# Noisy V



## Kailua (Feb 12, 2009)

Hi Everyone-
We just got our first V back in October. He is now 8 months old and happy. Just wondering if your V snores as loud or louder than a human? Also, does your V grunt, moans, grumbles while settling down to sleep? We never knew how noisy a dog could be! Wouldn't trade this dog breed with any other breed-absolutely wonderful to have. There aren't many Vizslas in Hawaii so we are getting lots and lots of compliments. 
Looking forward to hearing if your dog is as noisy as ours...


----------



## madaboutvizslas (Nov 12, 2008)

Before we got ours (now 9 months old) I read somewhere that you will one day here the Vizsla Song and you will know it when you hear it. They do seem very vocal and it is pretty cute. I know just waht you mean when you say "does your V grunts and moans while settling down to sleep". Ours does that too. The first time we heard the song was when she was about 3-4 months old. She was in the back of my wifes car when her freind jumped into the passengers seat at the kids school. The V sat up is the back and started yodelling. I didn't hear it until a few weeks later. She normally will do it in the morning when you let here out of her crate, especially if she can get a toy in her mouth.

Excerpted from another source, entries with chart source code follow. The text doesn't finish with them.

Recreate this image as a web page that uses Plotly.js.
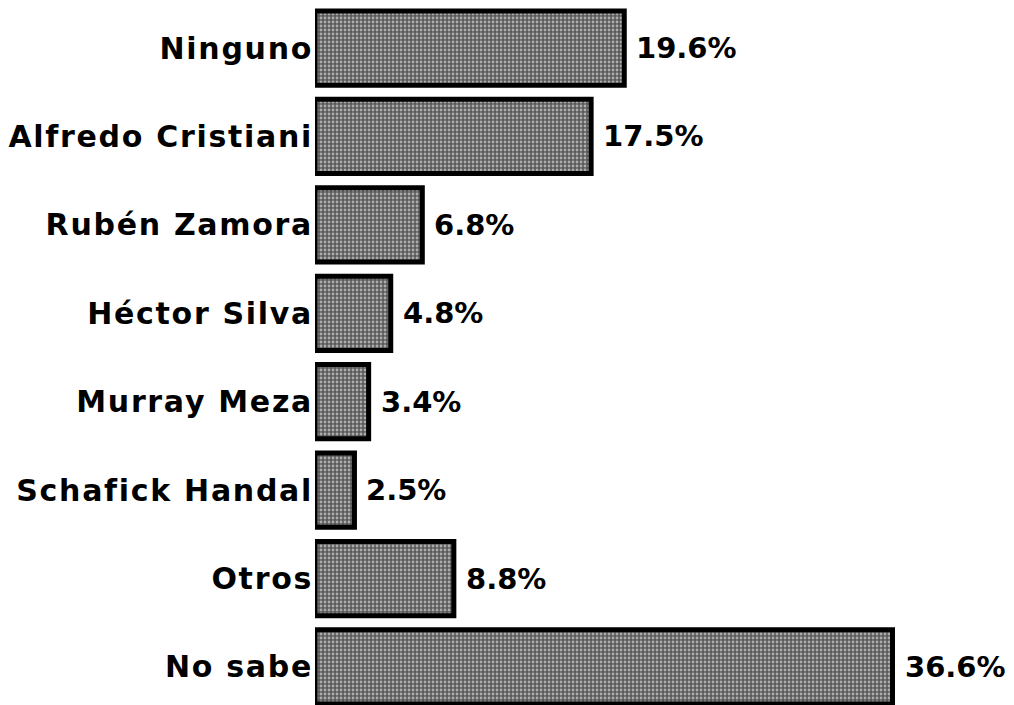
<!DOCTYPE html>
<html><head><meta charset="utf-8">
<script src="https://cdn.plot.ly/plotly-3.0.1.min.js"></script>
<style>
html,body{margin:0;padding:0;background:#fff}
#chart .ytick text{letter-spacing:1.7px}
</style>
</head><body>
<div id="chart" style="width:1014px;height:705px"></div>
<script>
const categories = ["Ninguno","Alfredo Cristiani","Rubén Zamora","Héctor Silva","Murray Meza","Schafick Handal","Otros","No sabe"];
const values = [19.6, 17.5, 6.8, 4.8, 3.4, 2.5, 8.8, 36.6];
const valueLabels = values.map(v => v.toFixed(1) + "%");

const fam = "DejaVu Sans, Arial, sans-serif";
const font = {family: fam, size: 29, color: "#000", weight: "bold"};
const tickFont = {family: fam, size: 30, color: "#000", weight: "bold"};

const trace = {
  type: "bar", orientation: "h",
  x: values, y: categories,
  width: 0.84,
  marker: {
    color: "#8c8c8c",
    pattern: {shape: ".", bgcolor: "#5a5a5a", fgcolor: "#ffffff", size: 4, solidity: 0.38, fillmode: "overlay"},
    line: {color: "#000", width: 5}
  },
  hoverinfo: "skip"
};

const annotations = categories.map((c, i) => ({
  x: values[i], y: c, xref: "x", yref: "y",
  text: valueLabels[i],
  showarrow: false, xanchor: "left", xshift: 10,
  font: font
}));

const layout = {
  width: 1014, height: 705,
  margin: {l: 315, r: 0, t: 0, b: 0},
  paper_bgcolor: "#fff", plot_bgcolor: "#fff",
  showlegend: false,
  xaxis: {range: [0, 44.3], visible: false, fixedrange: true},
  yaxis: {
    type: "category", range: [7.43, -0.543],
    showgrid: false, zeroline: false, showline: false,
    ticks: "", ticklabelstandoff: 1,
    tickfont: tickFont
  },
  annotations: annotations
};

Plotly.newPlot("chart", [trace], layout, {displayModeBar: false, staticPlot: true});
</script>
</body></html>
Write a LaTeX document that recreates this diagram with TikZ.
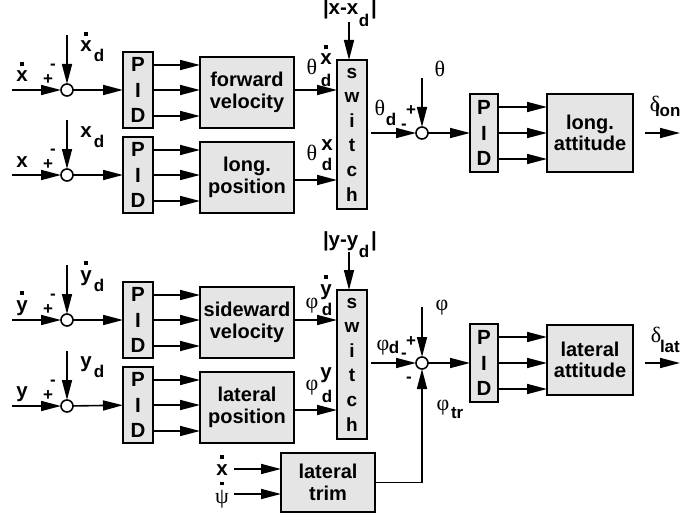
\documentclass[tikz,border=0pt]{standalone}
\usepackage{fontspec}
\setmainfont{Liberation Sans}
\newfontfamily\grk{Liberation Serif}
\usetikzlibrary{arrows.meta}
\definecolor{boxgray}{RGB}{229,229,229}
\newcommand\dotover[1]{\ooalign{#1\cr\hidewidth\raisebox{0.8em}{\rule{3.2pt}{3.2pt}}\hidewidth\cr}}
\begin{document}
\begin{tikzpicture}[x=1pt,y=-1pt,
  line width=1.6pt,
  >={Triangle[length=20pt,width=10pt]},
  every node/.style={inner sep=0pt,outer sep=0pt},
  blk/.style={draw,line width=1.9pt,fill=boxgray,align=center,font=\fontsize{20}{21.5}\selectfont\bfseries},
  pid/.style={blk,minimum width=30pt,minimum height=76pt,font=\fontsize{20.5}{25.5}\selectfont\bfseries},
  swb/.style={blk,minimum width=30pt,minimum height=149pt,font=\fontsize{19}{24.6}\selectfont\bfseries},
  sum/.style={circle,draw,fill=white,line width=1.6pt,minimum size=12pt},
  v/.style={anchor=base,font=\fontsize{20.5}{22}\selectfont\bfseries},
  sb/.style={anchor=base,font=\fontsize{17}{19}\selectfont\bfseries},
  sg/.style={font=\fontsize{17}{19}\selectfont\bfseries},
  gk/.style={anchor=base,font=\fontsize{22}{24}\selectfont\grk}]
\useasboundingbox (0,0) rectangle (687,516);

% summing junctions
\node[sum] (cA) at (67,90) {};
\node[sum] (cB) at (67,175) {};
\node[sum] (cC) at (67,320) {};
\node[sum] (cD) at (67,406) {};
\node[sum] (cE) at (422,133) {};
\node[sum] (cF) at (422,363) {};

% PID blocks
\node[pid] (p1) at (138,90) {P\\I\\D};
\node[pid] (p2) at (138,175) {P\\I\\D};
\node[pid] (p4) at (138,320) {P\\I\\D};
\node[pid] (p5) at (138,405) {P\\I\\D};
\node[pid,minimum width=28pt,minimum height=78pt] (p3) at (484,133) {P\\I\\D};
\node[pid,minimum width=28pt,minimum height=78pt] (p6) at (484,363) {P\\I\\D};

% blocks
\node[blk,minimum width=94pt,minimum height=71pt] (fv) at (247,92.5) {forward\\velocity};
\node[blk,minimum width=94pt,minimum height=71pt] (lp) at (247,177.5) {long.\\position};
\node[blk,minimum width=94pt,minimum height=71pt] (sv) at (247,322.5) {sideward\\velocity};
\node[blk,minimum width=94pt,minimum height=71pt] (lpos) at (247,407.5) {lateral\\position};
\node[blk,minimum width=86pt,minimum height=78pt] (la) at (590,133) {long.\\attitude};
\node[blk,minimum width=86pt,minimum height=70pt] (lat) at (590,360) {lateral\\attitude};
\node[blk,minimum width=94pt,minimum height=59pt] (trim) at (328,482.5) {lateral\\trim};
\node[swb] (s1) at (352,134.5) {s\\w\\i\\t\\c\\h};
\node[swb] (s2) at (352,364.5) {s\\w\\i\\t\\c\\h};

% free ends
\coordinate (iA) at (12,90);
\coordinate (iB) at (12,175);
\coordinate (iC) at (12,320);
\coordinate (iD) at (12,406);
\coordinate (tA) at (67,35);
\coordinate (tB) at (67,120);
\coordinate (tC) at (67,265);
\coordinate (tD) at (67,351);
\coordinate (tS1) at (349,22);
\coordinate (tS2) at (349,252);
\coordinate (tE) at (422,78);
\coordinate (tF) at (422,307);
\coordinate (oA) at (680,133);
\coordinate (oB) at (680,363);
\coordinate (ix) at (234,469);
\coordinate (ipsi) at (234,494);

% left inputs
\draw[->] (iA) -- (cA);
\draw[->] (iB) -- (cB);
\draw[->] (iC) -- (cC);
\draw[->] (iD) -- (cD);
\draw[->] (tA) -- (cA);
\draw[->] (tB) -- (cB);
\draw[->] (tC) -- (cC);
\draw[->] (tD) -- (cD);
\draw[->] (cA) -- (p1);
\draw[->] (cB) -- (p2);
\draw[->] (cC) -- (p4);
\draw[->] (cD) -- (p5);

% PID to blocks
\foreach \s in {25,0,-26} {
  \draw[->] ([yshift=\s pt]p1.east) -- ([yshift=\s pt]p1.east -| fv.west);
  \draw[->] ([yshift=\s pt]p2.east) -- ([yshift=\s pt]p2.east -| lp.west);
  \draw[->] ([yshift=\s pt]p4.east) -- ([yshift=\s pt]p4.east -| sv.west);
  \draw[->] ([yshift=\s pt]p5.east) -- ([yshift=\s pt]p5.east -| lpos.west);
}
\foreach \s in {26,0,-26} {
  \draw[->] ([yshift=\s pt]p3.east) -- ([yshift=\s pt]p3.east -| la.west);
  \draw[->] ([yshift=\s pt]p6.east) -- ([yshift=\s pt]p6.east -| lat.west);
}

% blocks to switches
\draw[->] (fv.east |- cA) -- (s1.west |- cA);
\draw[->] ([yshift=-2.5pt]lp.east) -- ([yshift=-2.5pt]lp.east -| s1.west);
\draw[->] ([yshift=2.5pt]sv.east) -- ([yshift=2.5pt]sv.east -| s2.west);
\draw[->] ([yshift=-2.5pt]lpos.east) -- ([yshift=-2.5pt]lpos.east -| s2.west);
\draw[->] (tS1) -- (tS1 |- s1.north);
\draw[->] (tS2) -- (tS2 |- s2.north);

% switch to attitude loops
\draw[->,shorten <=4pt] (s1.east |- cE) -- (cE);
\draw[->,shorten <=4pt] (s2.east |- cF) -- (cF);
\draw[->] (tE) -- (cE);
\draw[->] (tF) -- (cF);
\draw[->] (cE) -- (p3);
\draw[->] (cF) -- (p6);
\draw[->,shorten <=12pt] (la.east |- oA) -- (oA);
\draw[->,shorten <=12pt] (lat.east |- oB) -- (oB);

% lateral trim
\draw[->] (ix) -- (ix -| trim.west);
\draw[->] (ipsi) -- (ipsi -| trim.west);
\draw[->] (trim.east) -| (cF);

% labels row 1
\node[v] at (22,82) {\dotover{x}};
\node[sg] at (48,80) {+};
\node[sg] at (53,67) {-};
\node[v] at (86,52) {\dotover{x}};
\node[sb] at (99,62) {d};
% row 2
\node[v] at (22,167) {x};
\node[sg] at (48,165) {+};
\node[sg] at (53,152) {-};
\node[v] at (86,137) {x};
\node[sb] at (99,147) {d};
% row 3
\node[v] at (22,311) {\dotover{y}};
\node[sg] at (48,310) {+};
\node[sg] at (53,297) {-};
\node[v] at (86,281) {\dotover{y}};
\node[sb] at (99,291) {d};
% row 4
\node[v] at (22,397) {y};
\node[sg] at (48,396) {+};
\node[sg] at (53,383) {-};
\node[v] at (86,367) {y};
\node[sb] at (99,377) {d};

% switch labels
\node[v,anchor=base west] at (323,15) {|x-x};
\node[sb] at (364,27) {d};
\node[v] at (374,15) {|};
\node[v,anchor=base west] at (323,246) {|y-y};
\node[sb] at (364,257) {d};
\node[v] at (374,246) {|};

\node[gk] at (312,75) {θ};
\node[v] at (326,65) {\dotover{x}};
\node[sb] at (326,87) {d};
\node[gk] at (312,160) {θ};
\node[v] at (327,150) {x};
\node[sb] at (327,170) {d};

\node[gk] at (312,308) {φ};
\node[v] at (326,295) {\dotover{y}};
\node[sb] at (327,315) {d};
\node[gk] at (312,390) {φ};
\node[v] at (326,378) {y};
\node[sb] at (327,402) {d};

% attitude loop labels
\node[gk] at (380,115) {θ};
\node[sb] at (391,125) {d};
\node[sg] at (411,111) {+};
\node[sg] at (404,127) {-};
\node[gk] at (440,77) {θ};

\node[gk] at (383,350) {φ};
\node[sb] at (394,353) {d};
\node[sg] at (411,342) {+};
\node[sg] at (404,356) {-};
\node[sg] at (409,380) {-};
\node[gk] at (442,310) {φ};
\node[gk] at (443,410) {φ};
\node[sb,anchor=base west] at (451,418) {tr};

\node[gk] at (655,111) {δ};
\node[sb,anchor=base west] at (655,117) {lon};
\node[gk] at (656,342) {δ};
\node[sb,anchor=base west] at (660,352) {lat};

% trim inputs
\node[v] at (222,475) {\dotover{x}};
\node[gk] at (222,503) {\dotover{ψ}};
\end{tikzpicture}
\end{document}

Downside to all this "noise" seems to be a bit of whining as well. She does not like to be on the other side of the wall looking in through the window.


----------



## virgilsmom (Aug 13, 2008)

I had to laugh when I read this, it brought back memories of our first V, Lincoln. He groaned and moaned so much when settling down, that people would ask if there was something wrong with our dog. He was quite loud about it. 
Virgil, who is 10 months old had not been doing that and I was kind of disappointed cause I thought it was unique. About 2 weeks ago I walked past him as he was sleeping and he let out a big moan/groan. I guess Virgil was just a late bloomer on groaning. 
They are really sweet dogs, and very eager to learn. We are still working on chewing & jumping, but it gets better all of the time.


----------



## Kailua (Feb 12, 2009)

It seems that Snickers just loves to....sigh...It is quite endearing to hear such interesting sounds generating from this dog. It's been awhile since I had a dog and we just got lucky with this little guy. He was the last one left and considered the runt. When the breeder saw how much he had grown-she was quite surprised and pleased. We're looking forward to many years with this one. ;D


----------



## Vizsla-Chloe (Jan 2, 2009)

We just picked up our girl from the airport last night, she's eight weeks. And she is noisy... especially when we are going to bed. Granted we have only had her for one night so far, but she is so cute. We didn't have any accidents last night, because everytime she woke up and started chatting, we went outside. Not sure if she was trained to do that, but she is awesome! Her little whinning is so adorable, she's just letting you know she loves you. The chewing is a little excessive though. I'm sure that will change with some good training.


----------



## 1notenough (Sep 6, 2008)

yes they are vocale.the barking is seeems to be only at there prdetermined times but the groaning its is funny and one of mine seems to have things to say from time to time it is almost like he is trying to talk to me.espically when he wants to be held like a baby.he will leap into my arms if i let him.if i dont he tells me about it.it is kind of funny.Jelous dogs when i hold one the other one decides that that looks like it is something he wants to do.then he tells me about it.he barks a little more than the other one.I am sure there faviorite phrase would be "lets go" if they could talk


----------